** Start of Given records **

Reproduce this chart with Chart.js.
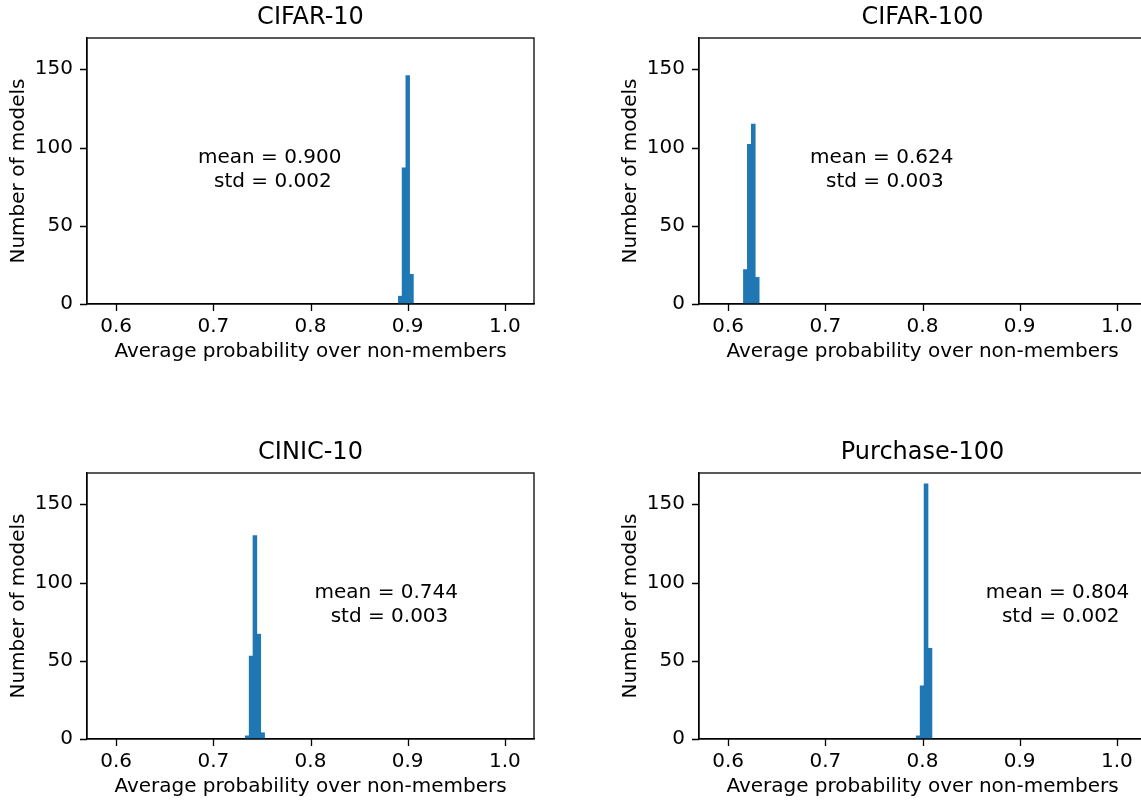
<!DOCTYPE html>
<html>
<head>
<meta charset="utf-8">
<title>Average probability over non-members</title>
<script src="https://cdn.jsdelivr.net/npm/chart.js@4.4.1/dist/chart.umd.min.js"></script>
<style>
  html, body { margin: 0; padding: 0; background: #fff; width: 1141px; height: 801px; overflow: hidden; }
  canvas { position: absolute; }
</style>
</head>
<body>
<canvas id="cifar10Chart" width="570" height="380" style="left:0px;top:0px"></canvas>
<canvas id="cifar100Chart" width="570" height="380" style="left:612px;top:0px"></canvas>
<canvas id="cinicChart" width="570" height="380" style="left:0px;top:435px"></canvas>
<canvas id="purchaseChart" width="570" height="380" style="left:612px;top:435px"></canvas>
<script>
// histogram data (bin edges + counts)
const cifar10Edges = [0.8904, 0.8943, 0.8981, 0.9020, 0.9059];
const cifar10Counts = [5, 87, 146, 19];
const cifar100Edges = [0.6157, 0.6198, 0.6238, 0.6279, 0.6319];
const cifar100Counts = [22, 102, 115, 17];
const cinicEdges = [0.7329, 0.7369, 0.7408, 0.7448, 0.7488, 0.7527];
const cinicCounts = [2, 53, 130, 67, 4];
const purchaseEdges = [0.7935, 0.7976, 0.8016, 0.8057, 0.8097];
const purchaseCounts = [2, 34, 163, 58];

const datasetNames = ['CIFAR-10', 'CIFAR-100', 'CINIC-10', 'Purchase-100'];
const means = [0.900, 0.624, 0.744, 0.804];
const stds = [0.002, 0.003, 0.003, 0.002];

const xTicks = [0.6, 0.7, 0.8, 0.9, 1.0];
const yTicks = [0, 50, 100, 150];

Chart.defaults.font.family = "'DejaVu Sans', sans-serif";
Chart.defaults.font.size = 20;
Chart.defaults.color = '#000';

// box around the plot area (matplotlib spines) + outward tick marks
const frameBox = {
    id: 'frameBox',
    afterDatasetsDraw(chart) {
        const {ctx, chartArea: a, scales} = chart;
        ctx.save();
        ctx.strokeStyle = '#000';
        ctx.lineWidth = 1.3;
        ctx.strokeRect(a.left, a.top, a.right - a.left, a.bottom - a.top);
        ctx.beginPath();
        scales.x.ticks.forEach(t => {
            const px = Math.round(scales.x.getPixelForValue(t.value)) + 0.5;
            ctx.moveTo(px, a.bottom);
            ctx.lineTo(px, a.bottom + 7);
        });
        scales.y.ticks.forEach(t => {
            const py = Math.round(scales.y.getPixelForValue(t.value)) + 0.5;
            ctx.moveTo(a.left, py);
            ctx.lineTo(a.left - 7, py);
        });
        ctx.stroke();
        ctx.restore();
    }
};

// "mean = ... / std = ..." annotation
const statsText = {
    id: 'statsText',
    afterDatasetsDraw(chart, args, opts) {
        const {ctx, scales} = chart;
        const px = scales.x.getPixelForValue(opts.x);
        const py = scales.y.getPixelForValue(opts.y);
        ctx.save();
        ctx.font = "20px 'DejaVu Sans', sans-serif";
        ctx.fillStyle = '#000';
        ctx.textAlign = 'center';
        ctx.textBaseline = 'middle';
        ctx.fillText('mean = ' + opts.mean.toFixed(3), px, py - 12);
        ctx.fillText(' std = ' + opts.std.toFixed(3), px, py + 12);
        ctx.restore();
    }
};

function makeHistogram(canvasId, title, edges, counts, mean, std, textX) {
    const points = counts.map((c, i) => ({x: (edges[i] + edges[i + 1]) / 2, y: c}));
    const ctx = document.getElementById(canvasId).getContext('2d');
    return new Chart(ctx, {
        type: 'bar',
        data: {
            datasets: [{
                data: points,
                backgroundColor: '#1f77b4',
                borderWidth: 0,
                barPercentage: 1,
                categoryPercentage: 1
            }]
        },
        options: {
            responsive: false,
            animation: false,
            devicePixelRatio: 1,
            layout: {padding: {left: 0, top: 0, right: 36, bottom: 16}},
            plugins: {
                legend: {display: false},
                tooltip: {enabled: false},
                title: {
                    display: true,
                    text: title,
                    fullSize: false,
                    color: '#000',
                    font: {size: 24, weight: 'normal'},
                    padding: {top: 3, bottom: 6.2}
                },
                statsText: {mean: mean, std: std, x: textX, y: 86}
            },
            scales: {
                x: {
                    type: 'linear',
                    min: 0.57,
                    max: 1.03,
                    bounds: 'data',
                    offset: false,
                    afterBuildTicks: s => { s.ticks = xTicks.map(v => ({value: v})); },
                    afterFit: s => { s.height = 60; },
                    ticks: {padding: 4, maxRotation: 0, callback: v => v.toFixed(1)},
                    grid: {offset: false, drawOnChartArea: false, drawTicks: true, tickLength: 7, tickColor: 'rgba(0,0,0,0)'},
                    border: {display: true, color: '#000', width: 1.3},
                    title: {display: true, text: 'Average probability over non-members', padding: {top: 0, bottom: 0}}
                },
                y: {
                    type: 'linear',
                    min: 0,
                    max: 170,
                    bounds: 'data',
                    afterBuildTicks: s => { s.ticks = yTicks.map(v => ({value: v})); },
                    afterFit: s => { s.width = 87; },
                    ticks: {padding: 7, callback: v => v},
                    grid: {drawOnChartArea: false, drawTicks: true, tickLength: 7, tickColor: 'rgba(0,0,0,0)'},
                    border: {display: true, color: '#000', width: 1.3},
                    title: {display: true, text: 'Number of models', padding: {top: 7, bottom: 0}}
                }
            }
        },
        plugins: [frameBox, statsText]
    });
}

document.addEventListener('DOMContentLoaded', function() {
    try {
        makeHistogram('cifar10Chart', datasetNames[0], cifar10Edges, cifar10Counts, means[0], stds[0], 0.758);
        makeHistogram('cifar100Chart', datasetNames[1], cifar100Edges, cifar100Counts, means[1], stds[1], 0.758);
        makeHistogram('cinicChart', datasetNames[2], cinicEdges, cinicCounts, means[2], stds[2], 0.878);
        makeHistogram('purchaseChart', datasetNames[3], purchaseEdges, purchaseCounts, means[3], stds[3], 0.939);
    } catch (error) {
        console.error("Error during chart initialization:", error);
    }
});
</script>
</body>
</html>
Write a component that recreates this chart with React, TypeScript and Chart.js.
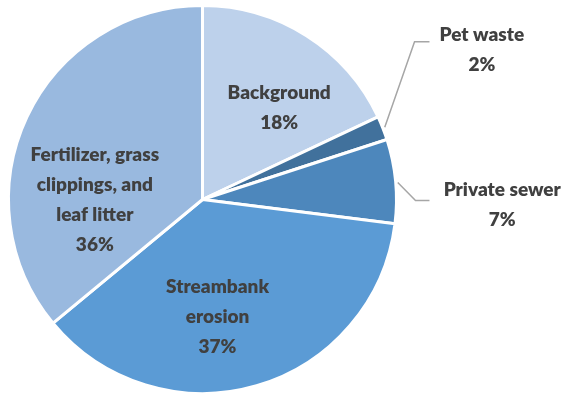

** End of Given records **

- Your task
The listing above needs to be output again exactly. Don't include the pictures.

- Reply
Reproduce this chart with Chart.js.
<!DOCTYPE html>
<html>
<head>
<meta charset="utf-8">
<title>Average probability over non-members</title>
<script src="https://cdn.jsdelivr.net/npm/chart.js@4.4.1/dist/chart.umd.min.js"></script>
<style>
  html, body { margin: 0; padding: 0; background: #fff; width: 1141px; height: 801px; overflow: hidden; }
  canvas { position: absolute; }
</style>
</head>
<body>
<canvas id="cifar10Chart" width="570" height="380" style="left:0px;top:0px"></canvas>
<canvas id="cifar100Chart" width="570" height="380" style="left:612px;top:0px"></canvas>
<canvas id="cinicChart" width="570" height="380" style="left:0px;top:435px"></canvas>
<canvas id="purchaseChart" width="570" height="380" style="left:612px;top:435px"></canvas>
<script>
// histogram data (bin edges + counts)
const cifar10Edges = [0.8904, 0.8943, 0.8981, 0.9020, 0.9059];
const cifar10Counts = [5, 87, 146, 19];
const cifar100Edges = [0.6157, 0.6198, 0.6238, 0.6279, 0.6319];
const cifar100Counts = [22, 102, 115, 17];
const cinicEdges = [0.7329, 0.7369, 0.7408, 0.7448, 0.7488, 0.7527];
const cinicCounts = [2, 53, 130, 67, 4];
const purchaseEdges = [0.7935, 0.7976, 0.8016, 0.8057, 0.8097];
const purchaseCounts = [2, 34, 163, 58];

const datasetNames = ['CIFAR-10', 'CIFAR-100', 'CINIC-10', 'Purchase-100'];
const means = [0.900, 0.624, 0.744, 0.804];
const stds = [0.002, 0.003, 0.003, 0.002];

const xTicks = [0.6, 0.7, 0.8, 0.9, 1.0];
const yTicks = [0, 50, 100, 150];

Chart.defaults.font.family = "'DejaVu Sans', sans-serif";
Chart.defaults.font.size = 20;
Chart.defaults.color = '#000';

// box around the plot area (matplotlib spines) + outward tick marks
const frameBox = {
    id: 'frameBox',
    afterDatasetsDraw(chart) {
        const {ctx, chartArea: a, scales} = chart;
        ctx.save();
        ctx.strokeStyle = '#000';
        ctx.lineWidth = 1.3;
        ctx.strokeRect(a.left, a.top, a.right - a.left, a.bottom - a.top);
        ctx.beginPath();
        scales.x.ticks.forEach(t => {
            const px = Math.round(scales.x.getPixelForValue(t.value)) + 0.5;
            ctx.moveTo(px, a.bottom);
            ctx.lineTo(px, a.bottom + 7);
        });
        scales.y.ticks.forEach(t => {
            const py = Math.round(scales.y.getPixelForValue(t.value)) + 0.5;
            ctx.moveTo(a.left, py);
            ctx.lineTo(a.left - 7, py);
        });
        ctx.stroke();
        ctx.restore();
    }
};

// "mean = ... / std = ..." annotation
const statsText = {
    id: 'statsText',
    afterDatasetsDraw(chart, args, opts) {
        const {ctx, scales} = chart;
        const px = scales.x.getPixelForValue(opts.x);
        const py = scales.y.getPixelForValue(opts.y);
        ctx.save();
        ctx.font = "20px 'DejaVu Sans', sans-serif";
        ctx.fillStyle = '#000';
        ctx.textAlign = 'center';
        ctx.textBaseline = 'middle';
        ctx.fillText('mean = ' + opts.mean.toFixed(3), px, py - 12);
        ctx.fillText(' std = ' + opts.std.toFixed(3), px, py + 12);
        ctx.restore();
    }
};

function makeHistogram(canvasId, title, edges, counts, mean, std, textX) {
    const points = counts.map((c, i) => ({x: (edges[i] + edges[i + 1]) / 2, y: c}));
    const ctx = document.getElementById(canvasId).getContext('2d');
    return new Chart(ctx, {
        type: 'bar',
        data: {
            datasets: [{
                data: points,
                backgroundColor: '#1f77b4',
                borderWidth: 0,
                barPercentage: 1,
                categoryPercentage: 1
            }]
        },
        options: {
            responsive: false,
            animation: false,
            devicePixelRatio: 1,
            layout: {padding: {left: 0, top: 0, right: 36, bottom: 16}},
            plugins: {
                legend: {display: false},
                tooltip: {enabled: false},
                title: {
                    display: true,
                    text: title,
                    fullSize: false,
                    color: '#000',
                    font: {size: 24, weight: 'normal'},
                    padding: {top: 3, bottom: 6.2}
                },
                statsText: {mean: mean, std: std, x: textX, y: 86}
            },
            scales: {
                x: {
                    type: 'linear',
                    min: 0.57,
                    max: 1.03,
                    bounds: 'data',
                    offset: false,
                    afterBuildTicks: s => { s.ticks = xTicks.map(v => ({value: v})); },
                    afterFit: s => { s.height = 60; },
                    ticks: {padding: 4, maxRotation: 0, callback: v => v.toFixed(1)},
                    grid: {offset: false, drawOnChartArea: false, drawTicks: true, tickLength: 7, tickColor: 'rgba(0,0,0,0)'},
                    border: {display: true, color: '#000', width: 1.3},
                    title: {display: true, text: 'Average probability over non-members', padding: {top: 0, bottom: 0}}
                },
                y: {
                    type: 'linear',
                    min: 0,
                    max: 170,
                    bounds: 'data',
                    afterBuildTicks: s => { s.ticks = yTicks.map(v => ({value: v})); },
                    afterFit: s => { s.width = 87; },
                    ticks: {padding: 7, callback: v => v},
                    grid: {drawOnChartArea: false, drawTicks: true, tickLength: 7, tickColor: 'rgba(0,0,0,0)'},
                    border: {display: true, color: '#000', width: 1.3},
                    title: {display: true, text: 'Number of models', padding: {top: 7, bottom: 0}}
                }
            }
        },
        plugins: [frameBox, statsText]
    });
}

document.addEventListener('DOMContentLoaded', function() {
    try {
        makeHistogram('cifar10Chart', datasetNames[0], cifar10Edges, cifar10Counts, means[0], stds[0], 0.758);
        makeHistogram('cifar100Chart', datasetNames[1], cifar100Edges, cifar100Counts, means[1], stds[1], 0.758);
        makeHistogram('cinicChart', datasetNames[2], cinicEdges, cinicCounts, means[2], stds[2], 0.878);
        makeHistogram('purchaseChart', datasetNames[3], purchaseEdges, purchaseCounts, means[3], stds[3], 0.939);
    } catch (error) {
        console.error("Error during chart initialization:", error);
    }
});
</script>
</body>
</html>
Write a component that recreates this chart with React, TypeScript and Chart.js.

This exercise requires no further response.